If the bathroom is getting renovated, a built-in niche or drilled-in shelf beats both. If the bathroom is staying as-is, the rack is the more useful default.
Frequently Asked Questions
Which is better for renters?
The over-the-door bathroom storage rack is better for renters because it avoids drilling and wall patching. The corner shelf fits renters only when the mounting method is drill-free and the corner stays dry enough to keep that setup stable.
Which one holds more bathroom stuff?
The over-the-door rack holds more useful storage for mixed bathroom items. It fits a bigger mix of bottles and backups, while the corner shelf works best for a small set of daily essentials.
Which one is easier to clean?
The over-the-door rack is easier to keep clean. The corner shelf collects soap film and residue where the ledge meets the wall, and that seam demands more attention.
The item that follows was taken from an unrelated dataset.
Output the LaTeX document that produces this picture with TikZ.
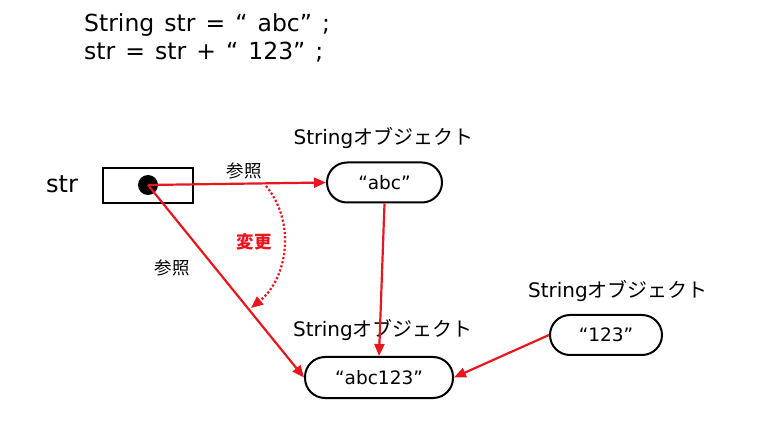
\documentclass[tikz,border=0pt]{standalone}
\usepackage{fontspec}
\setmainfont{DejaVu Sans}
\newfontfamily\jp{Noto Sans CJK JP}
\newfontfamily\codefont[WordSpace=1.35]{DejaVu Sans}
\usetikzlibrary{arrows.meta}
\definecolor{myred}{RGB}{232,22,30}
\tikzset{
  obj/.style={draw=black, line width=2pt, rounded corners=20pt, minimum width=115pt, minimum height=40pt, inner sep=0pt, font=\fontsize{18.5}{20}\selectfont},
  lbl/.style={font=\fontsize{20}{22}\selectfont, inner sep=0pt},
  ref/.style={draw=myred, line width=2.2pt, -{Triangle[length=12pt,width=10pt]}},
  small/.style={font=\jp\fontsize{17.5}{19}\selectfont, inner sep=0pt}
}
\begin{document}
\begin{tikzpicture}[x=1pt,y=-1pt]
\useasboundingbox (0,0) rectangle (768,427);
\node[anchor=base west, inner sep=0pt, font=\codefont\fontsize{23.5}{30}\selectfont] (code1) at (84,32) {String str = “ abc” ;};
\node[anchor=base west, inner sep=0pt, font=\codefont\fontsize{23.5}{30}\selectfont] (code2) at (84,60) {str = str + “ 123” ;};

\node[anchor=west, inner sep=0pt, font=\fontsize{24}{26}\selectfont] (strlbl) at (46,184) {str};
\node[draw=black, line width=2pt, minimum width=90pt, minimum height=35pt, inner sep=0pt] (box) at (148,185.5) {};
\node[circle, fill=black, minimum size=20pt, inner sep=0pt] (dot) at (148,185) {};

\node[obj] (abc) at (384.5,182.5) {“abc”};
\node[lbl] (t1) at (383.5,138) {String{\jp オブジェクト}};
\node[obj, minimum width=148pt, minimum height=41pt] (abc123) at (379,377.5) {“abc123”};
\node[lbl] (t2) at (383,330) {String{\jp オブジェクト}};
\node[obj, minimum width=112pt] (n123) at (606,335) {“123”};
\node[lbl] (t3) at (618,291) {String{\jp オブジェクト}};

\draw[ref] (dot.center) -- (abc.west);
\node[small] (r1) at (244,171) {参照};
\draw[ref] (dot.center) -- (abc123.west);
\node[small] (r2) at (172,268) {参照};
\draw[ref] (abc.south) -- (abc123.north);
\draw[ref] (n123.west) -- (abc123.east);

\coordinate (arcs) at (266,186);
\coordinate (arce) at (251,308);
\draw[myred, line width=2.2pt, dotted, -{Triangle[length=12pt,width=10pt]}] (arcs) .. controls (296,222) and (288,278) .. (arce);
\node[small, text=myred, font=\jp\fontsize{17.5}{19}\selectfont\bfseries] (chg) at (254,242) {変更};
\end{tikzpicture}
\end{document}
Which works better for haircare products?
The over-the-door rack works better for shampoo, conditioner, curl cream, and backup haircare bottles. The corner shelf fits a lighter lineup and runs out of room fast when bottles are bulky.
What if my bathroom door already has a hook or closer?
The corner bathroom shelf is the safer pick. A rack on a door that already carries hardware creates daily interference and makes the door harder to use.
Is a premium corner shelf worth it?
It is worth it when the corner already fits the room and you want a cleaner, more finished look. It is not worth it when the door is the better storage path, because a nicer shelf does not fix clearance or cleaning burden.
What should I check before buying an over-the-door rack?
Check the door clearance, the top trim, and the door’s closing action. If the rack changes how the door moves, it is the wrong fit for that bathroom.
What is the better long-term answer?
A built-in niche or wall cabinet is the better long-term answer when the bathroom is being remodeled. That route removes the door interference and the ledge-cleaning burden altogether.